Bernie Madoff Now Shopping Around for Best Possible Jail

I almost, almost feel sorry for Bernie Madoff, who apparently still has enough resources that he was able to hire, over the weekend, Herb Hoelter, the prison consultant to financiers Mike Milken, Ivan Boesky, former Sotheby’s chairman Al Taubman, and disgraced NFL player Michael Vick.

Hoelter has managed to work a few miracles in his day. He helped to negotiate what could have been a stiff prison sentence into community service art-world icon Peter Max, when Max was charged with income tax evasion back in 1996. Hoelter also convinced a judge to let Vick live under house arrest at his home in Hampton, Virginia, after Vick finished serving a 23-month sentence for dogfighting. (As part of his sentence, Vick is also working a construction job for 40 hours a week, at $10 an hour.)

What Hoelter can possibly do for Madoff isn’t yet clear, but he doesn’t have a lot of wiggle room.
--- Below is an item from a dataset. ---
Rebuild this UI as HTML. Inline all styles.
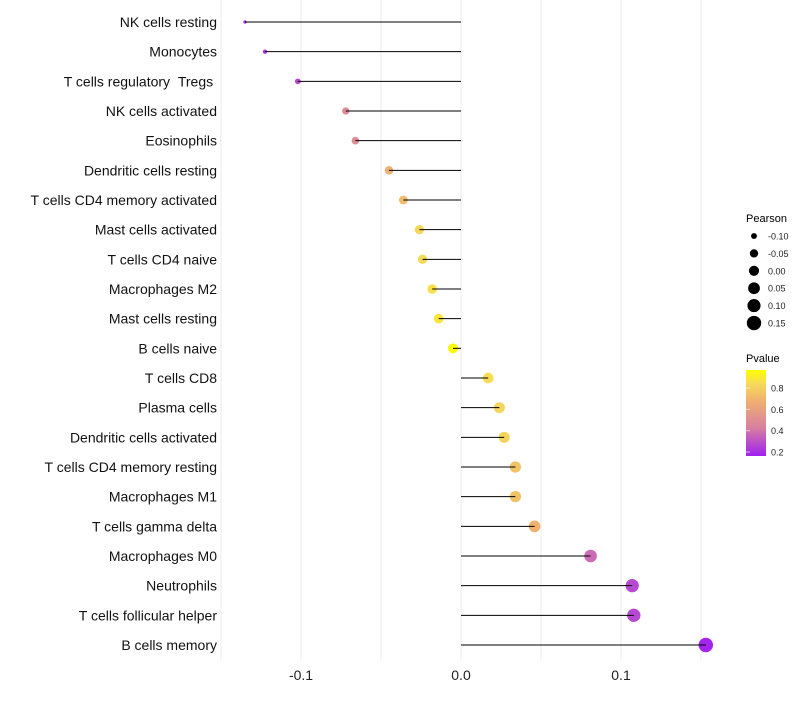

As the Times Online reported on Saturday, the 150-year prison sentence Madoff was given for orchestrating Wall Street’s biggest fraud makes a minimum-security facility an impossibility. His shot at a medium-security prison is looking bleak, too. At least, Judge Denny Chin of U.S. District Court in New York, who called Madoff’s crimes “extraordinarily evil” at his sentencing early last week, ruled out Madoff’s number-one choice: the medium-security Otisville Correctional Institute, about an hour outside of New York.

In fact, for Madoff’s own protection, he’s likelier to find himself in the “supermax” prison of Florence, Colorado, which is home to violent offenders, including rapists, murderers, terrorists, and white supremacy groups — all of whom are allowed out of their cells just one hour each day, as well as kept from mixing with the general prison population.

“[Madoff] could cause a lot of problems because it’s a very high-profile case,” said Ed Bales, another prison consultant, to the Times. “People may react very badly to him.”